Thursday, July 21, 2016

Ravenclaw Renaissance

Long time no post. So lots have happened since the last post, a break up, I graduated from undergrad, moved to Santa Fe, started grad school, started another relationship, finished my first year of grad school and now I'm looking to sew again. The Renn Faire is going on back at home soon and I'm going home for vacation. So I started planning a Ravenclaw inspired Renaissance outfit. I bought Marrgo Anderson's Working Woman's Pattern
Image result for working women margo anderson
I'm done with the main seams of the smock so that just needs hand finished.
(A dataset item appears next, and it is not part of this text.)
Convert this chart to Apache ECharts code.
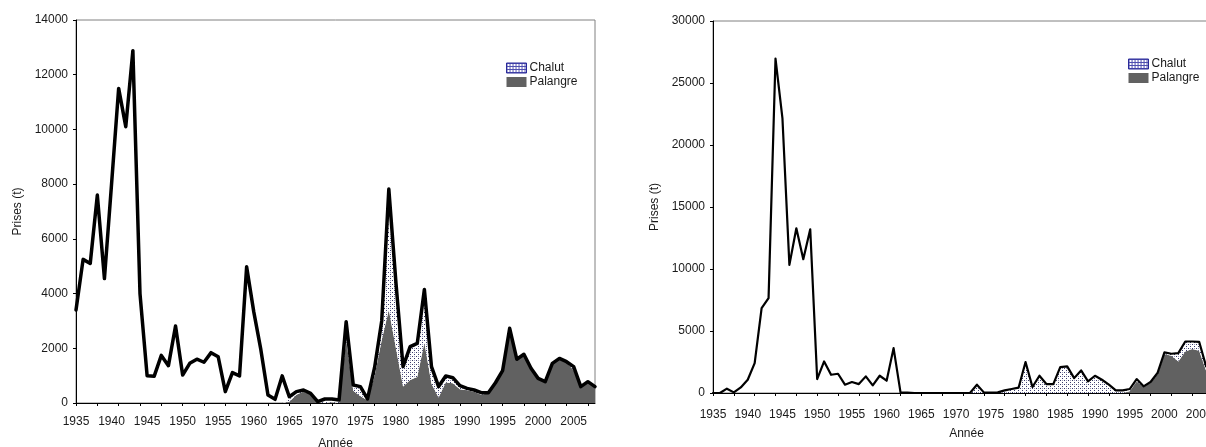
<!DOCTYPE html>
<html>
<head>
<meta charset="utf-8">
<script src="https://cdn.jsdelivr.net/npm/echarts@6/dist/echarts.min.js"></script>
<style>
html,body{margin:0;padding:0;background:#fff;overflow:hidden;width:1206px;height:447px;}
#c{width:1230px;height:447px;}
</style>
</head>
<body>
<div id="c"></div>
<script>
// ---- Data ----
const years = [];
for (let y = 1935; y <= 2008; y++) years.push(String(y));

// Left panel (0-14000)
const leftTotal = [3400,5250,5100,7600,4550,8000,11500,10100,12880,4000,
  1000,980,1740,1365,2815,1020,1450,1600,1490,1840,
  1690,415,1110,990,4980,3340,1950,290,135,990,
  230,415,475,355,50,146,150,110,2970,660,
  600,150,1300,3000,7820,4400,1330,2060,2180,4150,
  1330,600,990,925,635,535,475,375,375,740,
  1180,2730,1600,1780,1270,900,780,1450,1630,1510,
  1330,600,780,600];
const leftPalangre = [0,0,0,0,0,0,0,0,0,0,
  0,0,0,0,0,0,0,0,0,0,
  0,0,0,0,0,0,0,0,0,0,
  50,300,420,330,30,0,30,0,2300,450,
  250,100,1000,2300,3400,2000,600,840,950,2200,
  700,200,750,720,500,470,410,300,360,720,
  1150,2700,1560,1740,1230,860,750,1420,1600,1480,
  1200,560,750,580];
const leftChalut = [0,0,0,0,0,0,0,0,0,0,
  0,0,0,0,0,0,0,0,0,0,
  0,0,0,0,0,0,0,0,0,0,
  80,60,40,20,10,50,60,50,650,200,
  330,50,250,600,3300,2200,650,1150,1150,1500,
  600,380,220,180,120,60,60,70,15,20,
  30,30,40,40,40,40,30,30,30,30,
  130,40,30,20];

// Right panel (0-30000)
const rightTotal = [0,0,350,50,450,1070,2415,6840,7650,26970,
  22140,10330,13280,10790,13200,1125,2545,1470,1550,670,
  885,720,1340,615,1390,990,3620,50,30,0,
  0,0,0,0,0,0,0,0,670,50,
  30,50,210,320,430,2495,480,1390,720,720,
  2090,2145,1200,1820,935,1390,1070,670,210,210,
  320,1125,535,885,1610,3270,3165,3220,4155,4155,
  4130,2145,2000,2200];
const rightPalangre = [0,0,0,0,0,0,0,0,0,0,
  0,0,0,0,0,0,0,0,0,0,
  0,0,0,0,0,0,0,0,0,0,
  0,0,0,0,0,0,0,0,0,0,
  0,0,0,0,0,0,0,0,0,0,
  0,0,0,0,0,0,0,0,0,0,
  150,935,500,800,1500,3150,3000,2540,3355,3540,
  3400,1800,1600,1700];
const rightChalut = [0,0,0,0,0,0,0,0,0,0,
  0,0,0,0,0,0,0,0,0,0,
  0,0,0,0,0,0,0,0,0,0,
  0,0,0,0,0,0,0,0,670,50,
  30,50,210,320,430,2495,480,1390,720,720,
  2090,2145,1200,1820,935,1390,1070,670,210,210,
  170,190,35,85,110,120,165,680,800,615,
  730,345,400,500];

const xTitle = 'Année';
const yTitle = 'Prises (t)';

// ---- Styles ----
function dotPattern() {
  const c = document.createElement('canvas');
  c.width = 4; c.height = 4;
  const g = c.getContext('2d');
  g.fillStyle = '#ffffff'; g.fillRect(0, 0, 4, 4);
  g.fillStyle = '#3a3a6a';
  g.fillRect(0, 0, 1, 1); g.fillRect(2, 2, 1, 1);
  g.fillStyle = '#9a9ab8';
  g.fillRect(2, 0, 1, 1);
  return { image: c, repeat: 'repeat' };
}
function gridPattern() {
  const c = document.createElement('canvas');
  c.width = 3; c.height = 3;
  const g = c.getContext('2d');
  g.fillStyle = '#ffffff'; g.fillRect(0, 0, 3, 3);
  g.fillStyle = '#5050b0';
  g.fillRect(0, 0, 3, 1); g.fillRect(0, 0, 1, 3);
  return { image: c, repeat: 'repeat' };
}
const chalutFill = dotPattern();
const legendChalut = gridPattern();
const palangreColor = '#616161';
const font = 'Liberation Sans, Arial, sans-serif';
const txt = '#1a1a1a';

function xAxisDef(gridIndex, margin, nameGap) {
  return {
    type: 'category', gridIndex, data: years, boundaryGap: false,
    name: xTitle, nameLocation: 'middle', nameGap,
    nameTextStyle: { fontFamily: font, fontSize: 12, color: txt },
    axisLine: { lineStyle: { color: '#000', width: 1 } },
    axisTick: { interval: 2, length: 3, lineStyle: { color: '#000' } },
    axisLabel: { interval: 4, margin, fontFamily: font, fontSize: 12, color: txt },
    splitLine: { show: false }
  };
}
function yAxisDef(gridIndex, max, interval, nameGap) {
  return {
    type: 'value', gridIndex, min: 0, max, interval,
    name: yTitle, nameLocation: 'middle', nameGap,
    nameTextStyle: { fontFamily: font, fontSize: 12, color: txt },
    axisLine: { show: true, lineStyle: { color: '#000', width: 1 } },
    axisTick: { show: true, length: 3, lineStyle: { color: '#000' } },
    axisLabel: { margin: 8, fontFamily: font, fontSize: 12, color: txt, formatter: v => String(v) },
    splitLine: { show: false }
  };
}
function areaSeries(name, data, idx, fill) {
  return {
    name, type: 'line', xAxisIndex: idx, yAxisIndex: idx, stack: 's' + idx,
    data, symbol: 'none', silent: true,
    lineStyle: { width: 0 },
    itemStyle: { color: name === 'Palangre' ? palangreColor : '#5050b0' },
    areaStyle: { color: fill, opacity: 1 },
    z: 2
  };
}
function totalSeries(data, idx, width) {
  return {
    name: 'Total', type: 'line', xAxisIndex: idx, yAxisIndex: idx,
    data, symbol: 'none', silent: true,
    lineStyle: { color: '#000', width, join: 'round', cap: 'round' },
    itemStyle: { color: '#000' },
    z: 5
  };
}
function legendDef(left, top) {
  return {
    left, top, orient: 'vertical', itemWidth: 20, itemHeight: 10, itemGap: 2,
    selectedMode: false,
    textStyle: { fontFamily: font, fontSize: 12, color: txt, padding: [0, 0, 0, -2] },
    data: [
      { name: 'Chalut', icon: 'rect', itemStyle: { color: legendChalut, borderColor: '#2a2a9a', borderWidth: 1 } },
      { name: 'Palangre', icon: 'rect', itemStyle: { color: palangreColor, borderWidth: 0 } }
    ]
  };
}

const chart = echarts.init(document.getElementById('c'));
chart.setOption({
  backgroundColor: '#ffffff',
  animation: false,
  grid: [
    { left: 76, right: 1230 - 595, top: 20, bottom: 447 - 403, outerBoundsMode: 'none', containLabel: false,
      show: true, borderColor: '#808080', borderWidth: 1, backgroundColor: '#fff' },
    { left: 713, right: 1230 - 1220, top: 21, bottom: 447 - 393, outerBoundsMode: 'none', containLabel: false,
      show: true, borderColor: '#808080', borderWidth: 1, backgroundColor: '#fff' }
  ],
  legend: [legendDef(501, 57), legendDef(1123, 53)],
  xAxis: [xAxisDef(0, 13, 35), xAxisDef(1, 16, 35)],
  yAxis: [yAxisDef(0, 14000, 2000, 52), yAxisDef(1, 30000, 5000, 52)],
  series: [
    areaSeries('Palangre', leftPalangre, 0, palangreColor),
    areaSeries('Chalut', leftChalut, 0, chalutFill),
    totalSeries(leftTotal, 0, 3.5),
    areaSeries('Palangre', rightPalangre, 1, palangreColor),
    areaSeries('Chalut', rightChalut, 1, chalutFill),
    totalSeries(rightTotal, 1, 2.2)
  ]
});
</script>
</body>
</html>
The partlet needs the collar put on and then the rest needs to be started. I'm making the skirt and flat cap in midnight blue linen and the bodice & sleeves in silver linen. The new boyfriend is coming home with me and so I bough Margo's Men's pattern as well.
MA004 - The Elizabethan Gentleman's Wardrobe Sewing Pattern by Margo Anderson
His doublet and sleeves are going to be gold twill and his Venitian's will be midnight blue but twill instead of linen. His shirt is in process and he's still deciding on if he wants a flat cap or tall hat. My other purchase for this outfit was a pair of American Duchess Virginia Renaissance Shoes. They were on sale and the last pair was my size so I had to grab them up. 
Photos will follow as I get pieces done.